The Era of Margin Calls
The Silicon Valley Bank debacle prompted me to watch this again, and even on my 3rd round I still find this movie fascinating. It doesn’t explain how the 2008 crisis happened as The Big Short does but it’s about the people who were in the room and the few conversations that threw the world into disarray. Here’s why I love it:
An amazing ensemble cast with nuanced acting across the board.

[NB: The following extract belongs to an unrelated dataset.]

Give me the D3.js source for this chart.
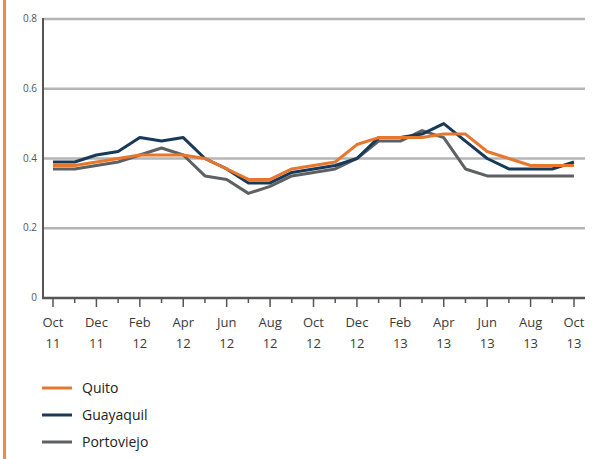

The layers of each character peeled away artfully.
The cinematography.
Jeremy Irons.
The script.
My take: in the world of finance, the ability to stay isolated from the consequences of your decisions is key to accumulating power. If you like Succession, you’ll love this.
Coming next: Dan Toomey
Mark my words: this guy is going to be huge. Dan is a comedian who produces TikTok-style parodies for Morning Brew on the contradictions of the workplace and other business stories. He’s got a YouTube show called Good Work. And he just graduated. Just consume it all already:
What Americans think working in Finland is like
How Finland thinks America works
We hired an AI Matthew McConaughey
A quote that stopped me in my tracks
“The way you treat your body is how you treat the world.”